Fine, DO you know how to proceed from there?

not really...

well actually for the most part yes. I'm just confused.. is there normal force at point A? because at the highest velocity i thought it canceled out. but i don't actually know.

not really...

back to the original question:

I need to find velocity (final, i think)
force(s) on the cart at point A
the magnitude of the force(s) at point a
Work Non Conservative if there was friction at point A
Also answer:
How would you change the set up if the car lost contact with point A?

Right you have the velocity - line 1

At point A we can hope that the forces are : weight [mg] down, and some reaction force up.

Together, they need to add to the Centripetal force needed to travel in a circle of radius 0.09 m. Fc is given by mv2/R
You know mass, velocity and radius so you can get that.
The weight force down is easy too - just under 5N.

Lets suppose that Fc was 2N down
That would be achieved by the track pushing up with a force of ~3N.
Weight down plus track up 5N down + 3N up = 2N down.

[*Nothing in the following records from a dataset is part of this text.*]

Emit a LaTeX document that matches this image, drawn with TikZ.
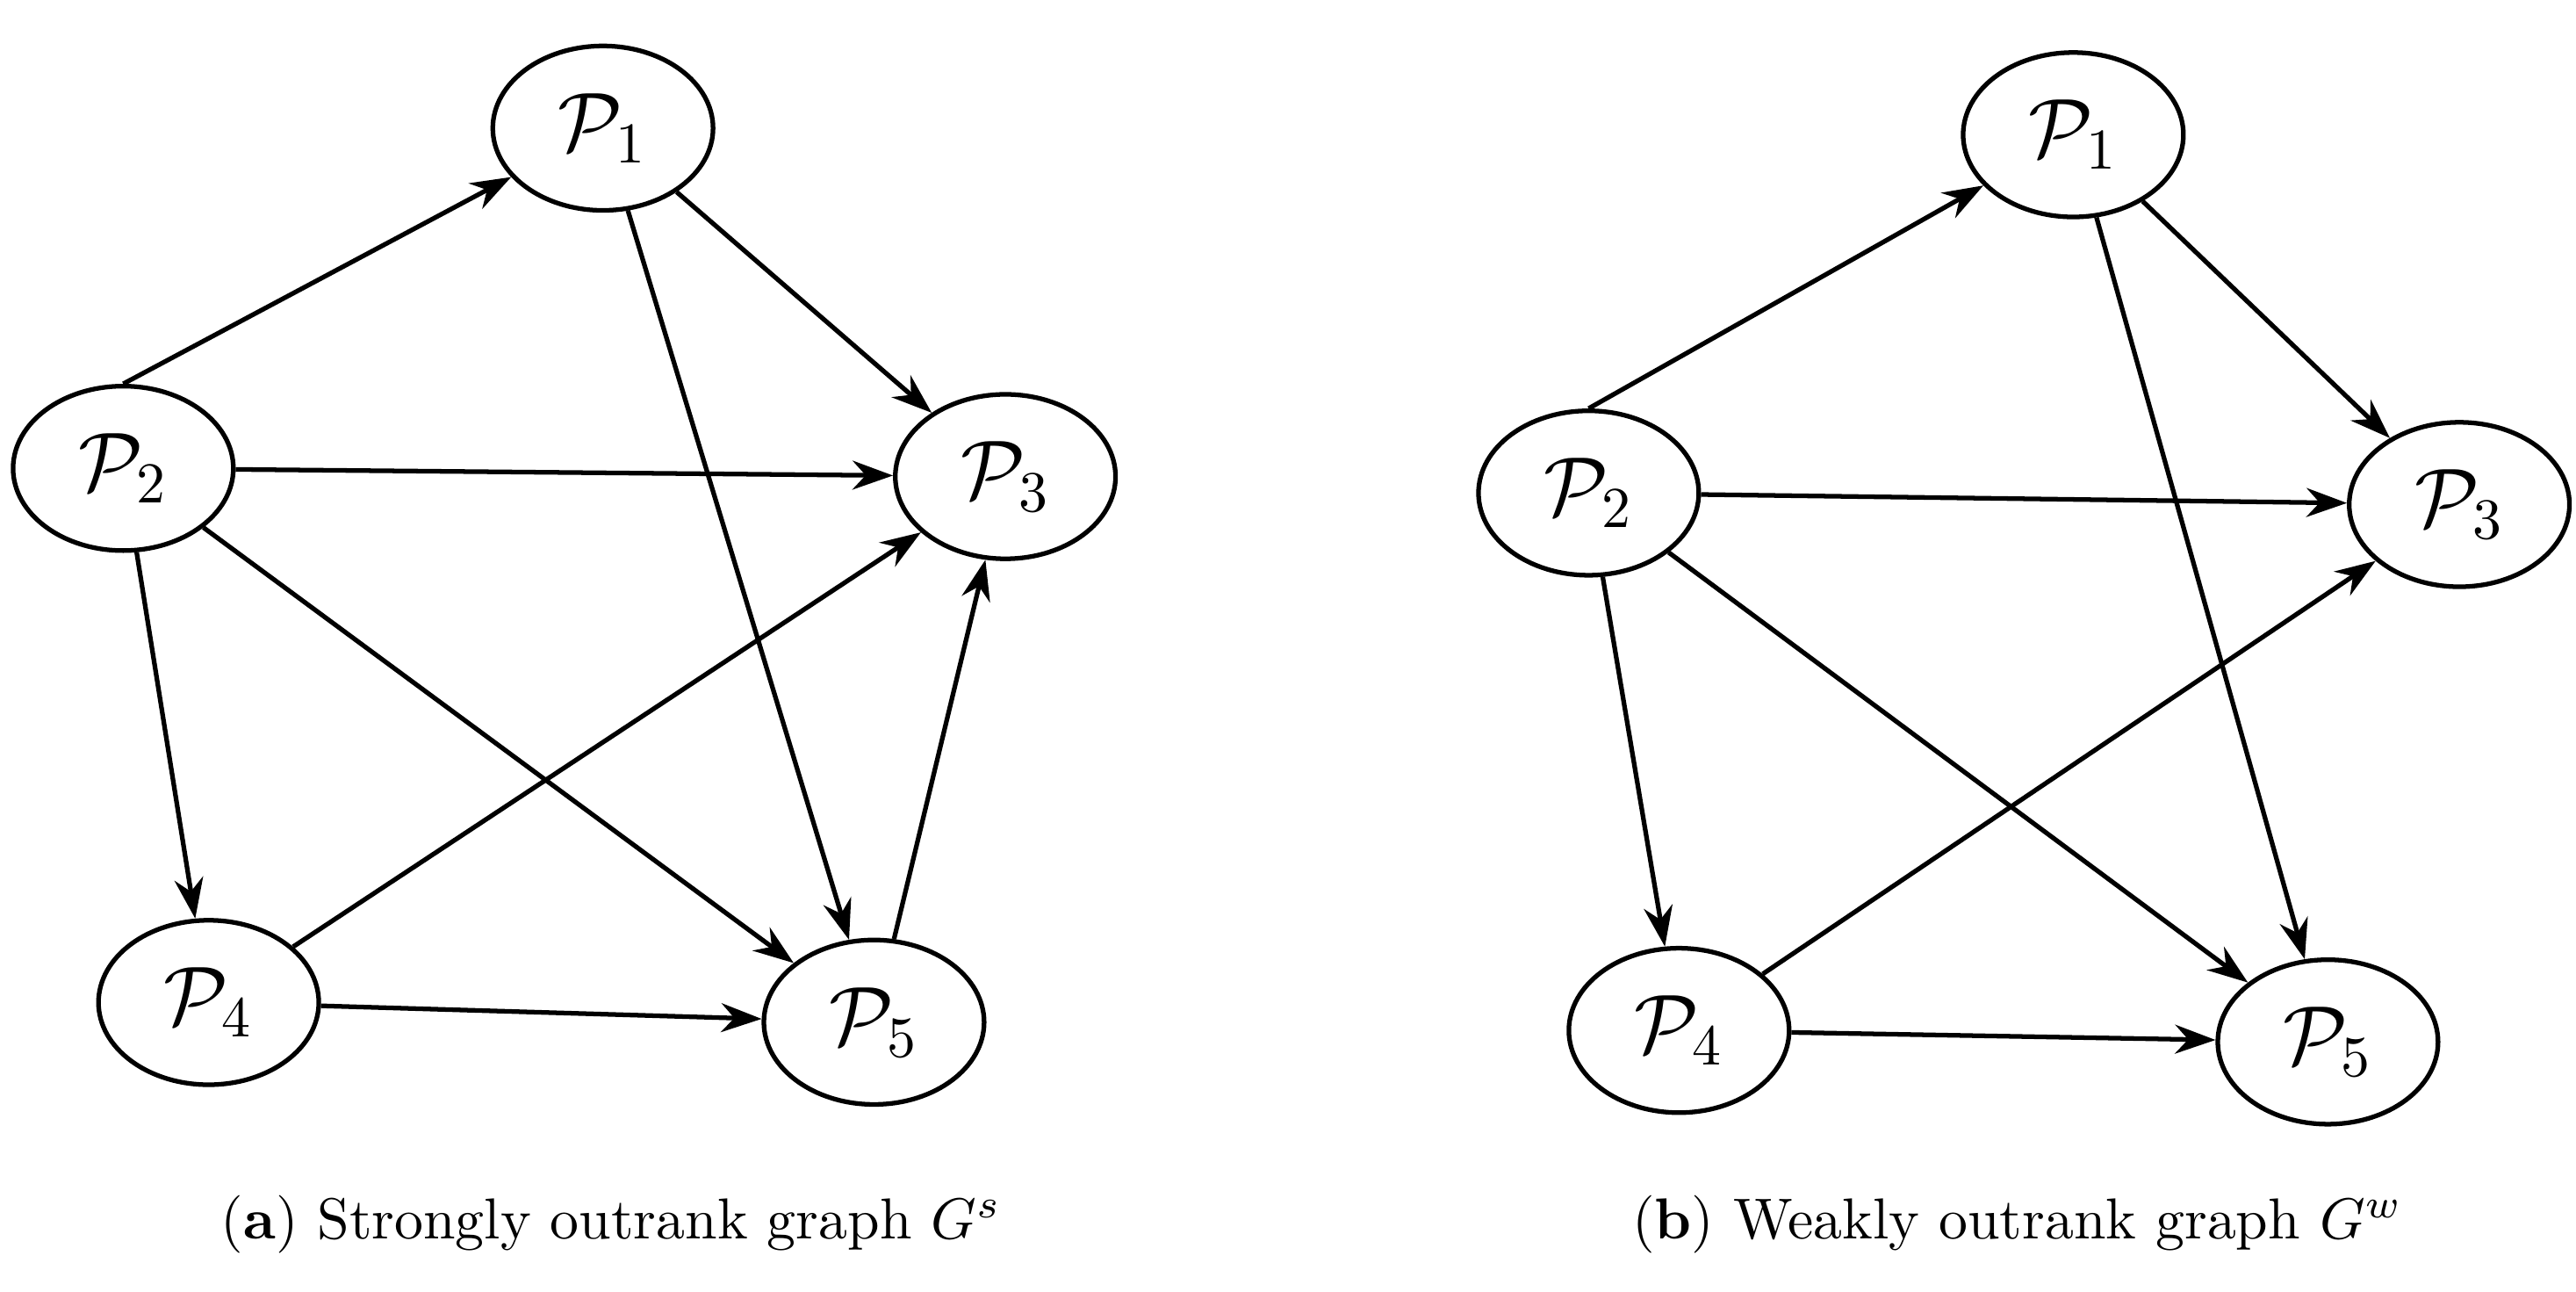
\documentclass[tikz,border=0pt]{standalone}
\usetikzlibrary{shapes.geometric,arrows.meta}
\begin{document}
\begin{tikzpicture}[x=0.01cm,y=-0.01cm,
  nd/.style={ellipse,draw,line width=0.8pt,minimum width=1.34cm,minimum height=1.0cm,inner sep=0pt,font=\Large},
  ar/.style={-{Stealth[length=7pt,width=5pt]},line width=0.8pt}]
\useasboundingbox (0,0) rectangle (1568,786);
% left
\node[nd] (a1) at (367,78) {$\mathcal{P}_1$};
\node[nd] (a2) at (75,285) {$\mathcal{P}_2$};
\node[nd] (a3) at (612,290) {$\mathcal{P}_3$};
\node[nd] (a4) at (127,610) {$\mathcal{P}_4$};
\node[nd] (a5) at (532,622) {$\mathcal{P}_5$};
\draw[ar] (a2.north) -- (a1);
\draw[ar] (a1) -- (a3);
\draw[ar] (a1) -- (a5);
\draw[ar] (a2) -- (a3);
\draw[ar] (a2) -- (a5);
\draw[ar] (a2) -- (a4);
\draw[ar] (a4) -- (a3);
\draw[ar] (a4) -- (a5);
\draw[ar] (a5) -- (a3);
% right
\node[nd] (b1) at (1262,82) {$\mathcal{P}_1$};
\node[nd] (b2) at (967,300) {$\mathcal{P}_2$};
\node[nd] (b3) at (1497,307) {$\mathcal{P}_3$};
\node[nd] (b4) at (1022,627) {$\mathcal{P}_4$};
\node[nd] (b5) at (1417,634) {$\mathcal{P}_5$};
\draw[ar] (b2.north) -- (b1);
\draw[ar] (b1) -- (b3);
\draw[ar] (b1) -- (b5);
\draw[ar] (b2) -- (b3);
\draw[ar] (b2) -- (b5);
\draw[ar] (b2) -- (b4);
\draw[ar] (b4) -- (b3);
\draw[ar] (b4) -- (b5);
\node[font=\normalsize] (ca) at (372,745) {(\textbf{a}) Strongly outrank graph $G^s$};
\node[font=\normalsize] (cb) at (1228,745) {(\textbf{b}) Weakly outrank graph $G^w$};
\end{tikzpicture}
\end{document}
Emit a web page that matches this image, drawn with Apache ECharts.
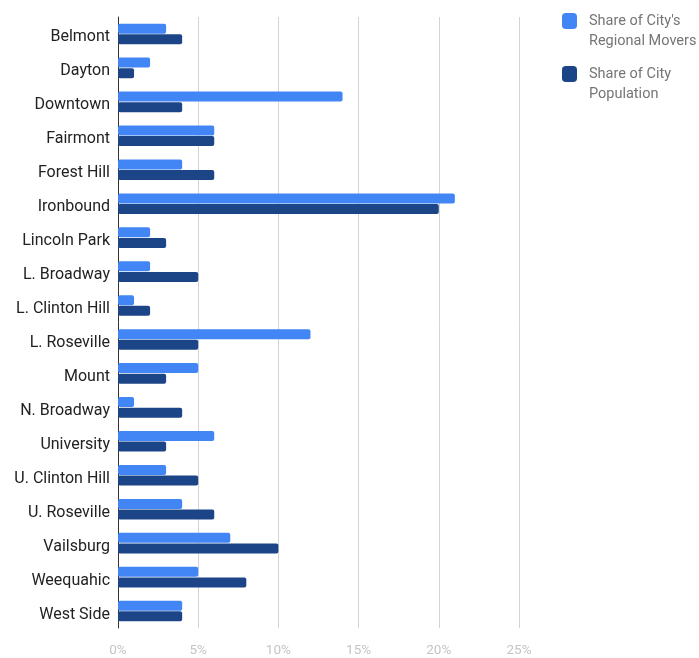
<!DOCTYPE html>
<html>
<head>
<meta charset="utf-8">
<script src="https://cdn.jsdelivr.net/npm/echarts@6/dist/echarts.min.js"></script>
<style>
  html, body { margin: 0; padding: 0; background: #fff; }
  #chart { width: 699px; height: 658px; }
</style>
</head>
<body>
<div id="chart"></div>
<script>
// Neighborhoods, top to bottom
const neighborhoods = [
  'Belmont', 'Dayton', 'Downtown', 'Fairmont', 'Forest Hill', 'Ironbound',
  'Lincoln Park', 'L. Broadway', 'L. Clinton Hill', 'L. Roseville', 'Mount',
  'N. Broadway', 'University', 'U. Clinton Hill', 'U. Roseville', 'Vailsburg',
  'Weequahic', 'West Side'
];

// Percent shares per neighborhood
const regionalMoversShare = [3, 2, 14, 6, 4, 21, 2, 2, 1, 12, 5, 1, 6, 3, 4, 7, 5, 4];
const populationShare     = [4, 1, 4, 6, 6, 20, 3, 5, 2, 5, 3, 4, 3, 5, 6, 10, 8, 4];

const seriesNames = ["Share of City's\nRegional Movers", 'Share of City\nPopulation'];

const chart = echarts.init(document.getElementById('chart'));

const barStyle = (color) => ({ color: color, borderRadius: 2 });

chart.setOption({
  animation: false,
  textStyle: { fontFamily: 'Roboto' },
  legend: {
    orient: 'vertical',
    left: 562,
    top: -9,
    padding: 0,
    itemWidth: 15,
    itemHeight: 16,
    itemGap: -7,
    icon: 'roundRect',
    // a blank leading row keeps the first text row level with the swatch
    formatter: (name) => '\n' + name,
    textStyle: { color: '#757575', fontSize: 14.5, lineHeight: 20, padding: [0, 0, 0, 7] },
    data: seriesNames
  },
  grid: { left: 118, right: 180, top: 17, bottom: 30, containLabel: false },
  xAxis: {
    type: 'value',
    min: 0,
    max: 25,
    interval: 5,
    axisLabel: { formatter: '{value}%', color: '#c4c4c4', fontSize: 13.5, margin: 16 },
    axisLine: { show: false },
    axisTick: { show: false },
    splitLine: { show: true, lineStyle: { color: '#d4d4d4', width: 1 } }
  },
  yAxis: {
    type: 'category',
    inverse: true,
    data: neighborhoods,
    axisLine: { show: true, lineStyle: { color: '#333', width: 1 } },
    axisTick: { show: false },
    axisLabel: {
      color: '#222', fontSize: 16, margin: 8,
      formatter: (v) => '{n|' + v + '}',
      rich: { n: { fontSize: 16, color: '#222', padding: [7, 0, 0, 0] } }
    }
  },
  series: [
    {
      name: seriesNames[0],
      type: 'bar',
      data: regionalMoversShare,
      barWidth: 10,
      barGap: '6%',
      itemStyle: barStyle('#4285f4')
    },
    {
      name: seriesNames[1],
      type: 'bar',
      data: populationShare,
      barWidth: 10,
      barGap: '6%',
      itemStyle: barStyle('#1c4587')
    }
  ]
});
</script>
</body>
</html>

If this car is going too fast, the required down force may exceed the weight force. That means the cart will leave the track.
You would need to reduce Fc in that case - either reduce v or increase R [or both]

v would be reduced if there was friction, or could be reduced if the second hill was higher.
R could be increased by changing the shape of the track

well actually for the most part yes. I'm just confused.. is there normal force at point A? because at the highest velocity i thought it canceled out. but i don't actually know.

Just because you have a hill doesn't mean the normal force will be "cancelled out". You have to get it just right for it to be "cancelled".

The normal force will certainly be less that what it would have been if the track was flat, but how much less depends on the shape of the track and the speed of the cart.

Okay, that makes sense! Thank you very much!